Officials delay deportation of Durham teen
The planned deportation of Wildin Guillen Acosta, a Riverside High School student, was put on hold Sunday to give attorneys a brief window to appeal an immigration judge’s decision from late Friday.
Acosta, a 19-year-old native of Honduras, was in a detention center in Georgia when the announcement was made. Though his friends and advocates in Durham were pleased with the news, they promised to keep rallying until Acosta is freed.
U.S. Congressman G.K. Butterfield, a Democrat from Wilson whose district includes Durham, said on Sunday that he and California congresswoman Zoe Lofgren, the ranking Democrat on the subcommittee on Immigration and Border Security, worked through Saturday night to persuade Sarah Saldana, the director of Immigration and Customs Enforcement, to intervene in the case.
Acosta’s arrest on Jan. 28 by ICE agents who picked him up on his way to school has highlighted the difficulties children have navigating the justice system after fleeing the violence that grips some Central American countries.
Acosta was stopped at the Texas border by federal agents in 2014 after fleeing his native Honduras. He attended a court hearing on Dec. 17, 2014, but failed to show up for one in March 2015. On March 30, 2015, a deportation order was issued, but Acosta’s case for asylum was never heard on its merits.
Evelyn Smallwood, a Durham attorney, hopes to change that.

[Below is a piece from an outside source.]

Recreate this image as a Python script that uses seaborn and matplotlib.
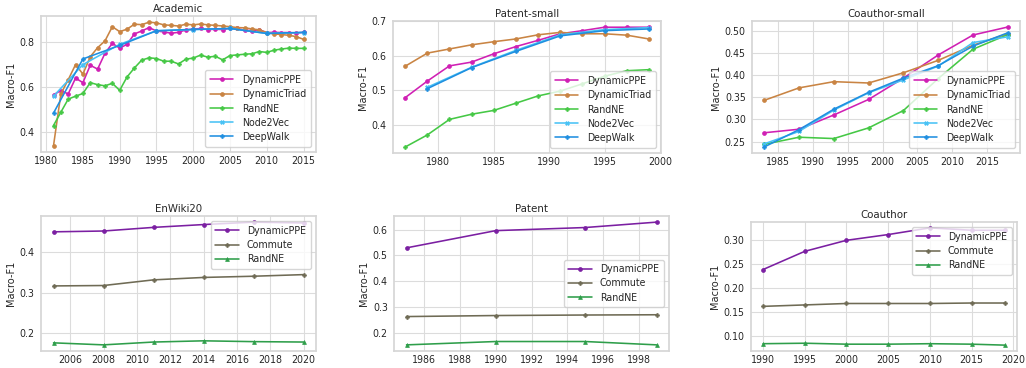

In the weeks since Acosta’s detention, there have been protests and rallies in Durham. The Durham school board has condemned the ICE raids, and the county’s Human Relations Commission has asked immigration officials to stop deporting young people who feared for their lives if they were to return to countries they fled.
On Friday, before a federal judge rejected a last-minute request to stop the deportation of Acosta, students at Riverside High School set up tables outside the cafeteria urging others to call Butterfield.
They encouraged each other to take pictures of themselves holding signs supporting Acosta and to wear white strips of fabric around their wrists to show their solidarity.
They held a vigil at a church across the street from Butterfield’s Durham office Friday and hoisted signs that read “Education not Deportation,” “Deport ME Instead,” and “Free Wildin.”
“Children should be able to go to school without fear of being arrested and deported back to a country where their lives are in danger,” said Lorisa Seibel, an advocate with the People’s Alliance.
In a news release issued Sunday, Butterfield praised immigration officials for intervening in Acosta’s case.
“It will unquestionably result in the protection of Wildin Acosta from further violence in his native country of Honduras,” Butterfield said. “It is my hope that he will be eventually granted asylum in the United States.”
Elisa Benitez and Allison Swaim, who have helped organize community rallies, planned to continue with a late-afternoon Sunday rally that had been scheduled to coincide with Acosta’s deportation.
“We cannot call victory until Wildin is free from his jail cell in Georgia and returned to North Carolina and Riverside High School,” the release stated. “No child deserves to be jailed thousands of miles away from his family, friends, and school. Until Wildin is released, we have no guarantee that he will not be put on a deportation plane back to Honduras at the whim of ICE.”
Though many teens in this country illegally have qualified for an Obama administration program that offers a reprieve from deportation, they had to be in this country continuously since 2007 and younger than 16 when arriving in the United States.
Acosta’s father, an electrician, moved to Durham about 10 years ago, and his wife, Dilsia, who now works as a laundress, followed four years ago. Dilsia Acosta said the family left Olancho, the largest state in Honduras, to escape violence and “delinquency.”
Acosta was 17 when he came to the United States in 2014, an age that many immigration attorneys say is too young to navigate the complexities of the immigration courts.
About 10,000 unaccompanied children have been ordered out of the country since July 2014, but roughly 87 percent of those orders were issued in absentia, as Acosta’s was, federal Justice Department figures show.
In February, Tom Homan, the ICE chief of enforcement and removal operations, told lawmakers that he had 129 teams across the country chasing thousands of leads on children subject to final deportation orders issued by the courts.
Smallwood, the immigration attorney representing Acosta, said she talked Sunday with ICE officials, who told her they would take no further action against the teen through Monday. But without the aid of the courts, the reprieve might not extend beyond two days.
Smallwood plans to seek an emergency stay of the federal judge’s order on Monday to further block the deportation process until after the Board of Immigration Appeals considers a request to reopen his case.
Smallwood plans to push further for the release on Acosta while the appeal pends. She said she ultimately hopes for a full hearing on whether Acosta qualifies for asylum.
“We think his case should be heard on its merits,” Smallwood said.